[TASK GOAL]
Leave the pictures out and retype the lines from the beginning through the line with "minimum width=149pt] (egressB)", both ends included.

Records with drawing code:
____
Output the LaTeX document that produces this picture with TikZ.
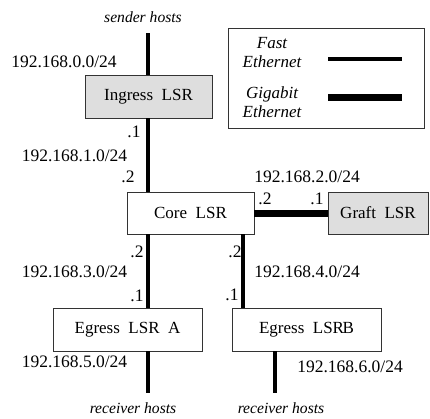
\documentclass[tikz,border=0pt]{standalone}
\usepackage{fontspec}
\setmainfont{Liberation Serif}
\begin{document}
\begin{tikzpicture}[x=1pt,y=-1pt,
  every node/.style={font=\fontsize{17.5}{19}\selectfont, inner sep=0pt},
  router/.style={draw=black!80, line width=0.8pt, minimum height=43pt, font=\fontsize{17}{19}\selectfont},
  graybox/.style={router, fill=black!13},
  fe/.style={line width=4pt},
  ge/.style={line width=7pt},
  addr/.style={anchor=center},
  host/.style={font=\itshape\fontsize{15.6}{17}\selectfont},
  legendtext/.style={font=\itshape\fontsize{17}{19}\selectfont, align=center}]
\useasboundingbox (0,0) rectangle (430,418);

% routers
\node[graybox, minimum width=127pt] (ingress) at (148.5,96.5) {Ingress\ \ LSR};
\node[router, minimum width=127pt, minimum height=42pt] (core) at (190.5,213) {Core\ \ LSR};
\node[graybox, minimum width=100pt, minimum height=42pt] (graft) at (378,213) {Graft\ \ LSR};
\node[router, minimum width=149pt] (egressA) at (127.5,329.5) {Egress\ \ LSR\ \ A};
\node[router, minimum width=149pt] (egressB) at (306.5,329.5) {Egress\ \ LSR\kern-1.5pt B};

% free ends of the host segments
\coordinate (sendtop) at (148,33);
\coordinate (recvA) at (148,393);
\coordinate (recvB) at (275,393);

% links
\draw[fe] (sendtop) -- (sendtop |- ingress.north);
\draw[fe] (ingress.south -| sendtop) -- (core.north -| sendtop);
\draw[ge] (core.east) -- (graft.west);
\draw[fe] (core.south -| sendtop) -- (egressA.north -| sendtop);
\coordinate (bx) at (243,0);
\draw[fe] (core.south -| bx) -- (egressB.north -| bx);
\draw[fe] (egressA.south -| recvA) -- (recvA);
\draw[fe] (egressB.south -| recvB) -- (recvB);

% host labels
\node[host] (snd) at (143,17) {sender hosts};
\node[host] (rcvA) at (133,408) {receiver hosts};
\node[host] (rcvB) at (281,408) {receiver hosts};

% subnets
\node[addr] (n0) at (64,62) {192.168.0.0/24};
\node[addr] (n1) at (74.5,156) {192.168.1.0/24};
\node[addr] (n2) at (307,177) {192.168.2.0/24};
\node[addr] (n3) at (74.5,272) {192.168.3.0/24};
\node[addr] (n4) at (307,272) {192.168.4.0/24};
\node[addr] (n5) at (74.5,362) {192.168.5.0/24};
\node[addr] (n6) at (350,367) {192.168.6.0/24};

% interface addresses
\node (i1) at (134,132) {.1};
\node (i2) at (128,177) {.2};
\node (i3) at (265,199) {.2};
\node (i4) at (317,199) {.1};
\node (i5) at (137,252) {.2};
\node (i6) at (235,252) {.2};
\node (i7) at (137,296) {.1};
\node (i8) at (232,295) {.1};

% legend
\node[draw=black!80, line width=0.8pt, minimum width=196pt, minimum height=100pt] (legend) at (326,78) {};
\node[legendtext] (lfast) at (272,53) {Fast\\Ethernet};
\node[legendtext] (lgig) at (272,102) {Gigabit\\Ethernet};
\coordinate (fa) at (328,59);
\coordinate (fb) at (402,59);
\coordinate (ga) at (328,97);
\coordinate (gb) at (402,97);
\draw[fe] (fa) -- (fb);
\draw[ge] (ga) -- (gb);
\end{tikzpicture}
\end{document}
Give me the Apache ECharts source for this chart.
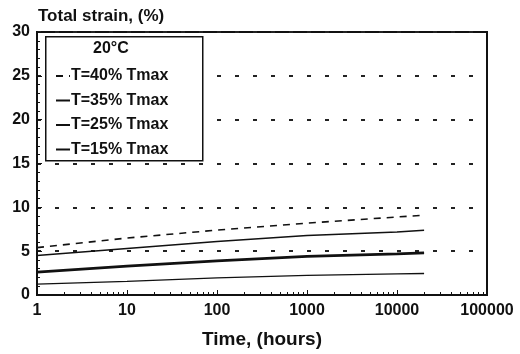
<!DOCTYPE html>
<html>
<head>
<meta charset="utf-8">
<script src="https://cdn.jsdelivr.net/npm/echarts@6/dist/echarts.min.js"></script>
<style>
html,body{margin:0;padding:0;background:#fff;}
#chart{width:520px;height:354px;}
</style>
</head>
<body>
<div id="chart"></div>
<script>
// time in hours (log axis)
var hours = [1, 10, 100, 1000, 10000, 20000];
var t40 = [5.4, 6.5, 7.4, 8.2, 8.9, 9.1];
var t35 = [4.5, 5.3, 6.1, 6.8, 7.2, 7.4];
var t25 = [2.6, 3.3, 3.9, 4.4, 4.7, 4.8];
var t15 = [1.25, 1.55, 1.95, 2.25, 2.4, 2.45];
var names = ['T=40% Tmax', 'T=35% Tmax', 'T=25% Tmax', 'T=15% Tmax'];

function pairs(ys){
    return hours.map(function(h, i){ return [h, ys[i]]; });
}

var font = 'Liberation Sans, Arial, sans-serif';
var myChart = echarts.init(document.getElementById('chart'));
var option = {
    backgroundColor: '#fff',
    animation: false,
    grid: {
        left: 37, right: 33, top: 32, bottom: 56,
        show: true,
        borderColor: '#111',
        borderWidth: 2
    },
    graphic: [
        {
            type: 'rect', left: 45, top: 36, z: 3,
            shape: {width: 157, height: 124},
            style: {fill: '#fff', stroke: '#111', lineWidth: 1.5}
        },
        {
            type: 'text', left: 93, top: 41, z: 5,
            style: {text: '20°C', font: 'bold 16px ' + font, fill: '#111'}
        }
    ],
    title: {
        text: 'Total strain, (%)',
        left: 38, top: 8,
        padding: 0,
        textStyle: {fontFamily: font, fontSize: 17, fontWeight: 'bold', color: '#111'}
    },
    legend: {
        data: names,
        orient: 'vertical',
        left: 50, top: 63,
        z: 6,
        itemGap: 8.5,
        itemWidth: 14,
        itemHeight: 14,
        itemStyle: {color: 'rgba(0,0,0,0)', borderWidth: 0},
        textStyle: {fontFamily: font, fontSize: 16, fontWeight: 'bold', color: '#111', padding: [0, 0, 0, -4]}
    },
    xAxis: {
        type: 'log',
        logBase: 10,
        min: 1,
        max: 100000,
        name: 'Time, (hours)',
        nameLocation: 'middle',
        nameGap: 35,
        nameTextStyle: {fontFamily: font, fontSize: 19, fontWeight: 'bold', color: '#111'},
        axisLine: {lineStyle: {color: '#111', width: 2}},
        axisTick: {inside: true, length: 5, lineStyle: {color: '#111'}},
        minorTick: {show: true, splitNumber: 9, length: 3, lineStyle: {color: '#111'}},
        axisLabel: {
            fontFamily: font, fontSize: 16, fontWeight: 'bold', color: '#111', margin: 8,
            formatter: function(v){ return String(Math.round(v)); }
        },
        splitLine: {show: false}
    },
    yAxis: {
        type: 'value',
        min: 0, max: 30, interval: 5,
        axisLine: {show: true, lineStyle: {color: '#111', width: 2}},
        axisTick: {show: true, inside: true, length: 5, lineStyle: {color: '#111'}},
        minorTick: {show: true, splitNumber: 5, length: 3, lineStyle: {color: '#111'}},
        axisLabel: {fontFamily: font, fontSize: 16, fontWeight: 'bold', color: '#111', margin: 7},
        splitLine: {show: true, lineStyle: {color: '#222', type: [4, 14], width: 2}}
    },
    series: [
        {name: names[0], type: 'line', symbol: 'none', data: pairs(t40),
         lineStyle: {color: '#111', width: 1.6, type: [7, 6]}, itemStyle: {color: '#111'}},
        {name: names[1], type: 'line', symbol: 'none', data: pairs(t35),
         lineStyle: {color: '#111', width: 1.5}, itemStyle: {color: '#111'}},
        {name: names[2], type: 'line', symbol: 'none', data: pairs(t25),
         lineStyle: {color: '#111', width: 2.8}, itemStyle: {color: '#111'}},
        {name: names[3], type: 'line', symbol: 'none', data: pairs(t15),
         lineStyle: {color: '#111', width: 1.3}, itemStyle: {color: '#111'}}
    ]
};
myChart.setOption(option);
</script>
</body>
</html>
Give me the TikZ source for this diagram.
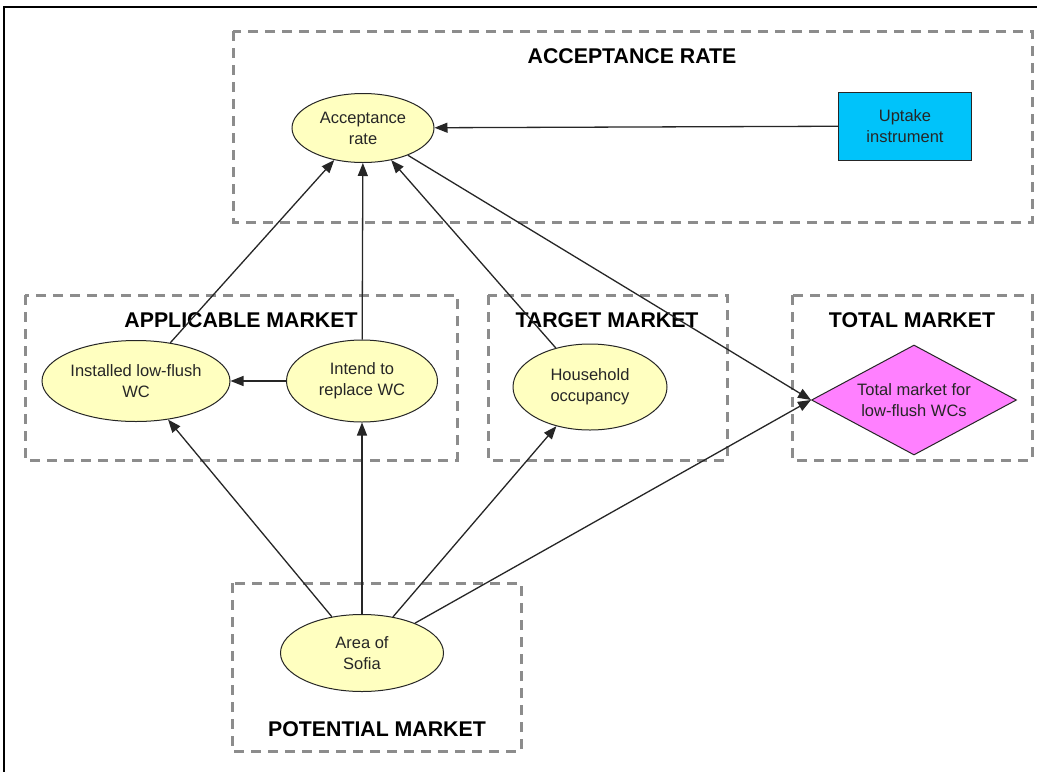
\documentclass[tikz,border=0pt]{standalone}
\usepackage{fontspec}
\setmainfont{Liberation Sans}
\usetikzlibrary{shapes.geometric,arrows.meta}
\definecolor{dashgray}{RGB}{140,140,140}
\definecolor{nodeyellow}{RGB}{255,255,192}
\definecolor{uptakeblue}{RGB}{0,195,250}
\definecolor{diamondpink}{RGB}{255,128,255}
\tikzset{
  groupbox/.style={draw=dashgray, line width=3pt, dash pattern=on 10pt off 7pt},
  grouptitle/.style={font=\bfseries\fontsize{21.3}{24}\selectfont, inner sep=0pt},
  nodefont/.style={font=\fontsize{16.5}{21}\selectfont, text=black!85, align=center},
  bubble/.style={ellipse, draw=black!85, line width=1pt, fill=nodeyellow, inner sep=0pt, nodefont},
  instrument/.style={rectangle, draw=black!85, line width=1pt, fill=uptakeblue, inner sep=0pt,
    nodefont, minimum width=133pt, minimum height=68pt},
  total/.style={diamond, shape aspect=1.86, draw=black!85, line width=1pt, fill=diamondpink, inner sep=0pt,
    nodefont, minimum width=205pt, minimum height=110pt},
  link/.style={draw=black!85, line width=1.3pt, -{Triangle[length=13pt,width=10pt]}}
}
\begin{document}
\begin{tikzpicture}[x=1pt,y=-1pt]
\useasboundingbox (0,0) rectangle (1037,772);
\fill[white] (0,0) rectangle (1037,772);
% outer frame
\draw[line width=1.5pt, black] (1037,7) -- (4,7) -- (4,772);

% group boxes
\draw[groupbox] (233,31) rectangle (1032,222);
\draw[groupbox] (25,295) rectangle (457,460);
\draw[groupbox] (488,295) rectangle (727,460);
\draw[groupbox] (792,295) rectangle (1032,460);
\draw[groupbox] (232,583) rectangle (521,751);

% group titles
\node[grouptitle] (tAcc) at (632,56) {ACCEPTANCE RATE};
\node[grouptitle] (tApp) at (241,320) {APPLICABLE MARKET};
\node[grouptitle] (tTar) at (607,320) {TARGET MARKET};
\node[grouptitle] (tTot) at (912,320) {TOTAL MARKET};
\node[grouptitle] (tPot) at (377,729) {POTENTIAL MARKET};

% nodes
\node[bubble, minimum width=142pt, minimum height=69pt] (acc) at (363,128) {Acceptance\\rate};
\node[instrument] (upt) at (905,126) {Uptake\\instrument};
\node[bubble, minimum width=188pt, minimum height=81pt] (inst) at (136,381) {Installed low-flush\\WC};
\node[bubble, minimum width=151pt, minimum height=82pt] (intend) at (362,381) {Intend to\\replace WC};
\node[bubble, minimum width=154pt, minimum height=86pt] (hh) at (590,387) {Household\\occupancy};
\node[total] (tm) at (914,400) {Total market for\\low-flush WCs};
\node[bubble, minimum width=163pt, minimum height=77pt] (sofia) at (362,653) {Area of\\Sofia};

% connectors
\draw[link] (upt) -- (acc);
\draw[link] (inst) -- (acc);
\draw[link] (intend) -- (acc);
\draw[link] (hh) -- (acc);
\draw[link] (acc) -- (tm.west);
\draw[link] (intend) -- (inst);
\draw[link] (sofia) -- (inst);
\draw[link] (sofia) -- (intend);
\draw[link] (sofia) -- (hh);
\draw[link] (sofia) -- (tm.west);
\end{tikzpicture}
\end{document}
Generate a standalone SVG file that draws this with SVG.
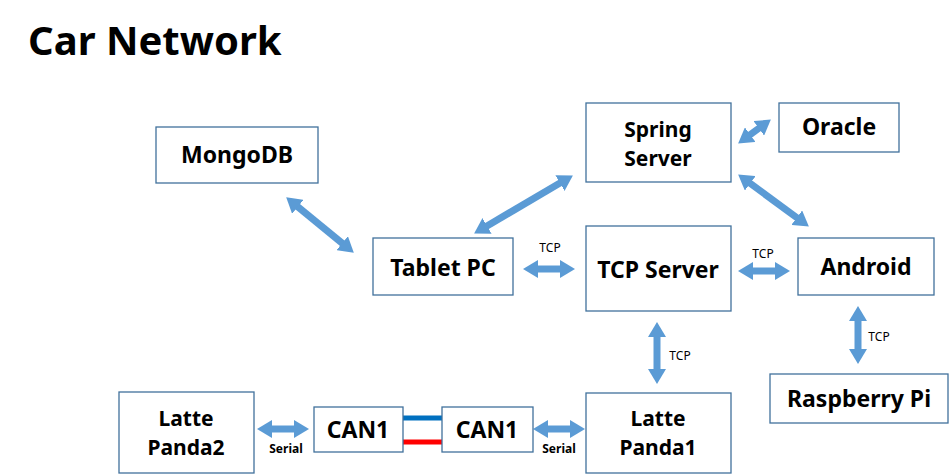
<svg xmlns="http://www.w3.org/2000/svg" width="949" height="475" viewBox="0 0 949 475">
<style>
.box{fill:#fff;stroke:#41719C;stroke-width:1.3}
.t{font-family:"Noto Sans","Open Sans","Noto Sans CJK KR",sans-serif;font-weight:bold;font-size:23px;text-anchor:middle;fill:#000}
.t2{font-size:21px}
.s{font-family:"Noto Sans","Open Sans","Noto Sans CJK KR",sans-serif;font-size:12px;text-anchor:middle;fill:#000}
.sb{font-weight:bold}
.ar{stroke:#5B9BD5;stroke-width:7;fill:none;marker-start:url(#ah);marker-end:url(#ah)}
</style>
<defs>
<marker id="ah" markerUnits="userSpaceOnUse" markerWidth="15" markerHeight="18" viewBox="0 0 15 18" refX="4" refY="9" orient="auto-start-reverse">
<path d="M0,0 L15,9 L0,18 Z" fill="#5B9BD5"/>
</marker>
</defs>
<rect width="949" height="475" fill="#fff"/>
<text x="28" y="55" font-family="'Noto Sans','Open Sans',sans-serif" font-weight="bold" font-size="40">Car Network</text>

<g id="connectors">
<line class="ar" x1="294.7" y1="204.3" x2="345.3" y2="245.7"/>
<line class="ar" x1="483.6" y1="227.9" x2="563.4" y2="181.1"/>
<line class="ar" x1="747" y1="137" x2="762" y2="126"/>
<line class="ar" x1="747" y1="181" x2="800" y2="220"/>
<line class="ar" x1="534" y1="269" x2="564" y2="269"/>
<line class="ar" x1="749" y1="271" x2="779" y2="271"/>
<line class="ar" x1="657" y1="333" x2="657" y2="373"/>
<line class="ar" x1="858" y1="317" x2="858" y2="353"/>
<line class="ar" x1="268" y1="429" x2="298" y2="429"/>
<line class="ar" x1="544" y1="429" x2="574" y2="429"/>
<line x1="403" y1="418" x2="442" y2="418" stroke="#0070C0" stroke-width="5"/>
<line x1="403" y1="442" x2="442" y2="442" stroke="#FF0000" stroke-width="5"/>
<text class="s" x="550" y="252">TCP</text>
<text class="s" x="763" y="258">TCP</text>
<text class="s" x="680" y="360">TCP</text>
<text class="s" x="879" y="341">TCP</text>
<text class="s sb" x="286" y="453">Serial</text>
<text class="s sb" x="559" y="453">Serial</text>
</g>

<g id="mongodb"><rect class="box" x="156" y="127" width="162" height="56"/><text class="t" x="237" y="163">MongoDB</text></g>
<g id="spring"><rect class="box" x="586" y="103" width="145" height="79"/><text class="t t2"><tspan x="658" y="137">Spring</tspan><tspan x="658" y="166">Server</tspan></text></g>
<g id="oracle"><rect class="box" x="779" y="103" width="120" height="49"/><text class="t" x="839" y="135">Oracle</text></g>
<g id="tablet"><rect class="box" x="373" y="238" width="140" height="57"/><text class="t" x="443" y="276">Tablet PC</text></g>
<g id="tcpserver"><rect class="box" x="586" y="226" width="145" height="85"/><text class="t" x="658" y="278">TCP Server</text></g>
<g id="android"><rect class="box" x="798" y="238" width="136" height="57"/><text class="t" x="866" y="275">Android</text></g>
<g id="raspberry"><rect class="box" x="770" y="374" width="178" height="49"/><text class="t" x="859" y="407">Raspberry Pi</text></g>
<g id="panda2"><rect class="box" x="119" y="392" width="135" height="81"/><text class="t t2"><tspan x="186" y="426">Latte</tspan><tspan x="186" y="455">Panda2</tspan></text></g>
<g id="can1a"><rect class="box" x="314" y="407" width="89" height="45"/><text class="t" x="358" y="438">CAN1</text></g>
<g id="can1b"><rect class="box" x="442" y="407" width="91" height="45"/><text class="t" x="487" y="438">CAN1</text></g>
<g id="panda1"><rect class="box" x="586" y="393" width="145" height="80"/><text class="t t2"><tspan x="658" y="426">Latte</tspan><tspan x="658" y="455">Panda1</tspan></text></g>
</svg>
____
[ANSWER TO THE EXERCISE]
Output the LaTeX document that produces this picture with TikZ.
\documentclass[tikz,border=0pt]{standalone}
\usepackage{fontspec}
\setmainfont{Liberation Serif}
\begin{document}
\begin{tikzpicture}[x=1pt,y=-1pt,
  every node/.style={font=\fontsize{17.5}{19}\selectfont, inner sep=0pt},
  router/.style={draw=black!80, line width=0.8pt, minimum height=43pt, font=\fontsize{17}{19}\selectfont},
  graybox/.style={router, fill=black!13},
  fe/.style={line width=4pt},
  ge/.style={line width=7pt},
  addr/.style={anchor=center},
  host/.style={font=\itshape\fontsize{15.6}{17}\selectfont},
  legendtext/.style={font=\itshape\fontsize{17}{19}\selectfont, align=center}]
\useasboundingbox (0,0) rectangle (430,418);

% routers
\node[graybox, minimum width=127pt] (ingress) at (148.5,96.5) {Ingress\ \ LSR};
\node[router, minimum width=127pt, minimum height=42pt] (core) at (190.5,213) {Core\ \ LSR};
\node[graybox, minimum width=100pt, minimum height=42pt] (graft) at (378,213) {Graft\ \ LSR};
\node[router, minimum width=149pt] (egressA) at (127.5,329.5) {Egress\ \ LSR\ \ A};
\node[router, minimum width=149pt] (egressB) at (306.5,329.5) {Egress\ \ LSR\kern-1.5pt B};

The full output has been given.